Where a combined accountant-and-broker engagement fits Dural: a family business run from the property where the tax structure and the lending position need to move together; acreage purchases or refinances where property classification drives the lender shortlist; and equity-rich owners weighing how to deploy land equity. Tax-related statements are general and depend on your circumstances.

Most-asked services in Dural

Common Dural engagement shapes.

Acreage purchase or refinance

Buying or refinancing an acreage property where land size and rural-residential zoning affect valuation, LVR and which lenders will consider it — confirmed with the lender before any formal application.

Business run from the property

Trades, nurseries, professional services and owner-operators based on a Dural property — annual return, BAS, business-use apportionment and equipment treatment scoped as one engagement.

Equity-rich, land-heavy households

Long-tenured Dural owners with substantial equity in land — equity-release scenarios for a business, a next purchase or a renovation, modelled across both the tax and lending sides.

Company / trust return

Family-business company and trust returns for Dural operators — financials, Division 7A awareness, distributions and the interaction with any business-use of the property.

Also common in Dural

Investment property

Dural households building or holding an investment property elsewhere — loan structure and the rental tax position scoped together rather than in isolation.

Equipment & vehicle finance context

Operators with plant, vehicles and equipment — how purchase and finance decisions interact with the tax position, discussed in general terms within the engagement.

Practice details

Where to find us.

Office

15 Forest Close, Cherrybrook NSW 2126

By appointment. Around 12–15 minutes from Dural via New Line Road or Old Northern Road.

Hours

Mon–Fri 9:00am – 5:30pm AEST/AEDT

After-hours phone and video appointments by arrangement — useful for operators working on the property.

Where information on this page combines tax and lending considerations, tax-related statements are general only and depend on individual circumstances. Eternity Group Accountants is a registered tax agent (TPB 25523469). Mr Rohan Manokaran (Credit Representative 565110) is authorised under Australian Credit Licence 561324. Seek personal tax and credit advice based on your situation.

Frequently asked questions

Dural — common questions.

Common questions

You are in Cherrybrook — how do you serve Dural?

The Cherrybrook office is around 12–15 minutes from Dural via New Line Road or Old Northern Road. Dural engagements run as a mix of phone, video, secure document upload and in-person meetings when you want them. Cherrybrook is our sole physical office; we do not operate a Dural premises.

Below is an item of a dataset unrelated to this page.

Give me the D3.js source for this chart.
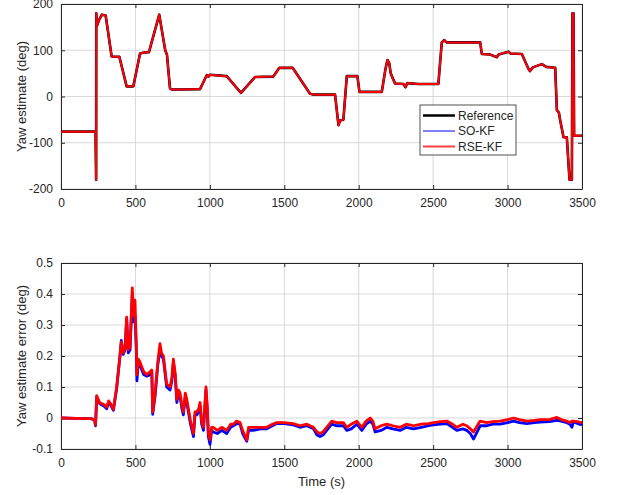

What is distinctive about Dural compared with the rest of the Hills?

Dural is the rural-residential edge of the Hills — larger lots and acreage along Old Northern Road and the surrounding lanes, rather than the suburban density of Castle Hill or Norwest. The client mix skews to acreage owner-occupiers, families running a business from the property, tradespeople and operators with plant and equipment, and longer-tenured households with substantial equity in land.

Does buying or refinancing acreage change the lending picture?

Often, yes. Larger land sizes and rural-residential zoning can change how lenders assess a property — some apply land-size limits, treat properties above a certain area as "rural" rather than residential, or take a more conservative view on valuation and LVR. Where part of the land is used for a business, that can matter too. The right lender shortlist for a Dural property therefore depends on the land size, zoning and use — which we confirm with the lender before any formal application. Lending is subject to lender assessment and criteria.

I run a business from my Dural property — how does that work for tax and lending?

Running a business from an acreage property raises both tax and lending questions that are better handled together. On the tax side: business-use apportionment, the treatment of sheds and outbuildings, vehicle and equipment deductions, and the capital-gains position if part of the property is used for business — all general and dependent on your circumstances. On the lending side: how income from the business is evidenced and how the property is classified. Having one practitioner across both keeps those threads aligned.

We keep horses and sell some produce from our Dural block — is that a business for tax purposes?

It depends on the facts, and the distinction matters. The ATO looks at indicators such as the scale and repetition of the activity, whether it is run in a businesslike way with records and an intention to profit, and its commercial character — not just whether money changes hands. If it is a hobby, the income is generally not assessable and the costs are not deductible; if it is a business, income is declared, deductions may be available, and loss and GST-registration questions follow. Around Dural this comes up constantly with agistment, small-scale growing and produce sales, so we treat the classification as a first-order question rather than an afterthought. This is general information, not advice on your circumstances.

Can you help with building a secondary dwelling or granny flat on Dural acreage?

On the lending side, yes — construction and renovation borrowing on larger lots is a familiar Dural scenario, though lender appetite varies with land size, zoning and the nature of the build, and any lending is subject to lender assessment and criteria. On the tax side, a secondary dwelling that earns rent brings the rental income and deduction position into your return, and can affect the main-residence capital-gains treatment of the property later. Because both threads run through one practitioner here, the build, the loan and the tax consequences get scoped together before you commit.

How does this differ from the Hills District and Cherrybrook pages?

Hills District is the regional pillar and Cherrybrook is the office suburb. Dural is the distinct rural-residential pocket — acreage, business-on-property and equity-rich land owners — so the engagement profile leans more to property-classification, business-use apportionment and equity questions than the suburban-density suburbs do.

How quickly can I get a Dural appointment?

A 20-minute scoping call is usually available within 2–3 business days. Full engagements — tax returns, advisory onboarding, loan applications — have their own lead times, which we confirm in writing at engagement.

How we are paid

In most residential lending scenarios, the lender pays broker commission. If a borrower-paid fee applies, it will be disclosed in writing before you proceed, including in any required Credit Quote or credit disclosure document.